**GIVEN PROBLEM**
Without the pictures, extract every line from the start of the material to the line containing "no_group = [1.86, 2.63, 3.39, 4.28, 5.2, 6.1, 7.04, 7.96, 8.9]", both ends included.

------ MATERIAL

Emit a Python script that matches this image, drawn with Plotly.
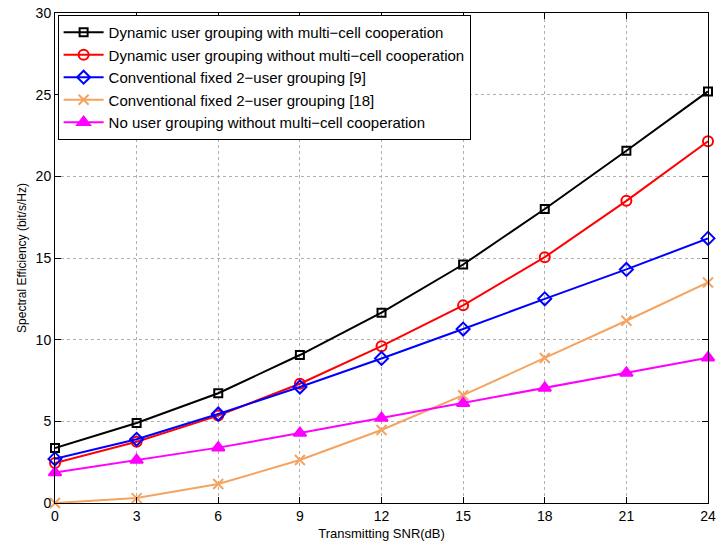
import plotly.graph_objects as go

snr = [0, 3, 6, 9, 12, 15, 18, 21, 24]
names = [
    "Dynamic user grouping with multi\u2212cell cooperation",
    "Dynamic user grouping without multi\u2212cell cooperation",
    "Conventional fixed 2\u2212user grouping [9]",
    "Conventional fixed 2\u2212user grouping [18]",
    "No user grouping without multi\u2212cell cooperation",
]
dyn_coop = [3.37, 4.9, 6.72, 9.06, 11.65, 14.6, 18.0, 21.57, 25.2]
dyn_nocoop = [2.45, 3.75, 5.35, 7.3, 9.6, 12.1, 15.05, 18.5, 22.15]
fixed9 = [2.7, 3.9, 5.45, 7.1, 8.85, 10.65, 12.5, 14.3, 16.2]
fixed18 = [0.0, 0.3, 1.16, 2.63, 4.47, 6.6, 8.88, 11.16, 13.5]
no_group = [1.86, 2.63, 3.39, 4.28, 5.2, 6.1, 7.04, 7.96, 8.9]

series = [dyn_coop, dyn_nocoop, fixed9, fixed18, no_group]
colors = ["#000000", "#ff0000", "#0000ff", "#f4a460", "#ff00ff"]
symbols = ["square-open", "circle-open", "diamond-open", "x-thin-open", "triangle-up"]
sizes = [8, 10, 10, 10, 11]

fig = go.Figure()
for name, ys, c, s, sz in zip(names, series, colors, symbols, sizes):
    fig.add_trace(go.Scatter(
        x=snr, y=ys, name=name, mode="lines+markers",
        line=dict(color=c, width=2),
        marker=dict(symbol=s, size=sz, color=c, line=dict(color=c, width=2)),
        cliponaxis=False,
    ))

axis_common = dict(
    showline=True, linecolor="black", linewidth=1, mirror="ticks",
    ticks="inside", ticklen=6, tickcolor="black",
    showgrid=True, gridcolor="#b0b0b0", griddash="dot", gridwidth=1,
    zeroline=False, automargin=False,
    tickfont=dict(family="Liberation Sans, Arial", size=14, color="black"),
)

fig.update_layout(
    width=722, height=541,
    margin=dict(l=55, r=14, t=13, b=38),
    paper_bgcolor="white", plot_bgcolor="white",
    font=dict(family="Liberation Sans, Arial", color="black"),
    xaxis=dict(range=[0, 24], tickvals=snr, **axis_common,
               title=dict(text="Transmitting SNR(dB)", font=dict(size=13), standoff=6)),
    yaxis=dict(range=[0, 30], tickvals=[0, 5, 10, 15, 20, 25, 30], **axis_common,
               title=dict(text="Spectral Efficiency (bit/s/Hz)", font=dict(size=12), standoff=6)),
    legend=dict(x=0.004, y=0.996, xanchor="left", yanchor="top",
                bgcolor="white", bordercolor="black", borderwidth=1,
                font=dict(size=15, family="Liberation Sans, Arial"),
                tracegroupgap=0, itemwidth=40),
    showlegend=True,
)

fig.write_html("out.html")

------------

**CORRECT ANSWER**
Emit a Python script that matches this image, drawn with Plotly.
import plotly.graph_objects as go

snr = [0, 3, 6, 9, 12, 15, 18, 21, 24]
names = [
    "Dynamic user grouping with multi\u2212cell cooperation",
    "Dynamic user grouping without multi\u2212cell cooperation",
    "Conventional fixed 2\u2212user grouping [9]",
    "Conventional fixed 2\u2212user grouping [18]",
    "No user grouping without multi\u2212cell cooperation",
]
dyn_coop = [3.37, 4.9, 6.72, 9.06, 11.65, 14.6, 18.0, 21.57, 25.2]
dyn_nocoop = [2.45, 3.75, 5.35, 7.3, 9.6, 12.1, 15.05, 18.5, 22.15]
fixed9 = [2.7, 3.9, 5.45, 7.1, 8.85, 10.65, 12.5, 14.3, 16.2]
fixed18 = [0.0, 0.3, 1.16, 2.63, 4.47, 6.6, 8.88, 11.16, 13.5]
no_group = [1.86, 2.63, 3.39, 4.28, 5.2, 6.1, 7.04, 7.96, 8.9]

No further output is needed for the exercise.